2 complaints I have about this article:
1) Most game stores (at least brick-and-mortar ones) will allow you to cancel a pre-order with no repercussions. So you’re not out the money if you decide after seeing early reviews and change your mind.
2) There are MANY games that are NOT shallow that do not take “ten to 15 hours of play before it can be completed.” Journey, which won just about every “Game of the Year” award in 2012, takes /maybe/ 2-3 hours to play in full. If you’re being lazy and taking your time. I’ve never timed myself, but I’m sure I could clear the game in less than an hour and a half. El Shaddai, a wonderful acid trip of a game, is also not shallow, and takes about 7 hours. Heck, I even personally watched someone clear Mario 1 last night in less than 10 minutes. So no, there are plenty of shorter games, and they don’t have to be “shallow” to be that short, either.
1) If the reviews don’t exist until after the game is released, this doesn’t matter, just like Chris mentioned about Assassins Creed: Unity.
2) I don’t think you understand the word shallow in the context it was being used.
1) I live on the West Coast, and I don’t go to midnight releases.

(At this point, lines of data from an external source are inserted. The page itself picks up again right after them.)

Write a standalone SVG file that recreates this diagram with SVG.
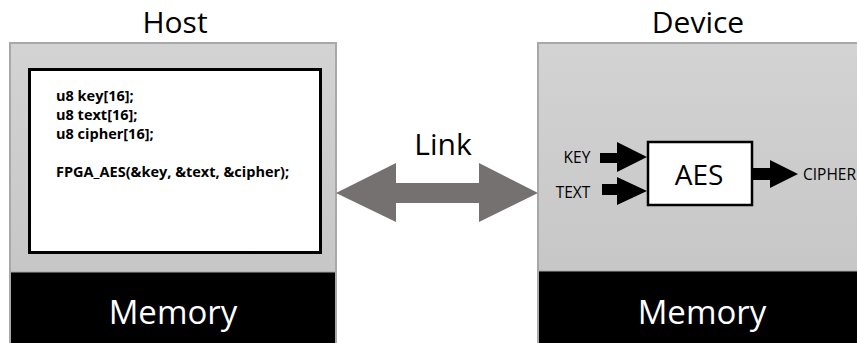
<svg xmlns="http://www.w3.org/2000/svg" width="857" height="343" viewBox="0 0 857 343">
<defs>
<linearGradient id="panelGrad" x1="0" y1="0" x2="0" y2="1">
<stop offset="0" stop-color="#d3d3d3"/>
<stop offset="1" stop-color="#c3c3c3"/>
</linearGradient>
</defs>
<style>
.panel{fill:url(#panelGrad);stroke:#a8a8a8;stroke-width:2}
.mem{fill:#000;stroke:#a8a8a8;stroke-width:1}
.title{font-family:"Open Sans","Liberation Sans",sans-serif;font-size:30px;fill:#000;text-anchor:middle}
.memtxt{font-family:"Open Sans","Liberation Sans",sans-serif;font-size:33px;fill:#fff;text-anchor:middle}
.code{font-family:"Open Sans","Liberation Sans",sans-serif;font-size:14.5px;font-weight:bold;fill:#000}
.lbl{font-family:"Open Sans","Liberation Sans",sans-serif;font-size:15.5px;fill:#000}
.blk{fill:#000}
</style>
<rect width="857" height="343" fill="#fff"/>
<g id="host">
<rect class="panel" x="10" y="43" width="326" height="300"/>
<text class="title" x="175" y="33">Host</text>
<g id="host-code">
<rect x="29.5" y="69.5" width="291" height="183" fill="#fff" stroke="#000" stroke-width="3"/>
<text class="code" x="56" y="101">u8 key[16];</text>
<text class="code" x="56" y="120">u8 text[16];</text>
<text class="code" x="56" y="139">u8 cipher[16];</text>
<text class="code" x="56" y="177">FPGA_AES(&amp;key, &amp;text, &amp;cipher);</text>
</g>
</g>
<g id="host-memory">
<rect class="mem" x="10.5" y="272" width="325" height="72"/>
<text class="memtxt" x="173" y="324">Memory</text>
</g>
<g id="device">
<rect class="panel" x="538" y="43" width="322" height="300"/>
<text class="title" x="698" y="33">Device</text>
</g>
<g id="aes">
<rect x="648" y="142" width="104" height="63" fill="#fff" stroke="#000" stroke-width="2.5"/>
<text x="699" y="185" font-family="Open Sans,Liberation Sans,sans-serif" font-size="28" text-anchor="middle" fill="#000">AES</text>
</g>
<g id="device-memory">
<rect class="mem" x="538.5" y="271" width="320" height="73"/>
<text class="memtxt" x="702" y="324">Memory</text>
</g>
<g id="link-label">
<text class="title" x="443" y="155" font-size="32">Link</text>
</g>
<g id="connectors">
<polygon points="336,193 396,163 396,183 479,183 479,163 538,193 479,222 479,203 396,203 396,222" fill="#767171"/>
<text class="lbl" x="577" y="163" text-anchor="middle">KEY</text>
<polygon class="blk" points="600,153 617,153 617,142 647,157 617,172 617,163 600,163"/>
<text class="lbl" x="573" y="198" text-anchor="middle">TEXT</text>
<polygon class="blk" points="602,184 617,184 617,177 647,191 617,205 617,195 602,195"/>
<polygon class="blk" points="752,168 770,168 770,160 798,174 770,188 770,180 752,180"/>
<text class="lbl" x="803" y="180" font-size="12.5">CIPHER</text>
</g>
</svg>
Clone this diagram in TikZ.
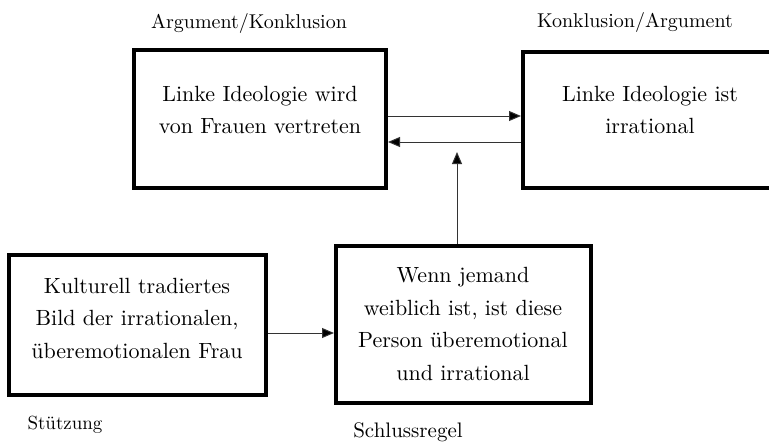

There are at least 13 hours of commentary between game release and the earliest any game store opens.
2) The article says “But even the most shallow video game still requires anywhere from ten to 15 hours of play before it can be completed.” In this case, “even the most shallow” is presented as “even the shortest/least content/bad/poor/etc” games. And I presented three games, none of which would ever be considered “shallow”, and two of which are considered to have quite deep stories, which can easily be completed in under 10. Length does not equate quality, and the article is presented in a way which implies that the meaning is that /no/ games can be completed in less than 10 hours.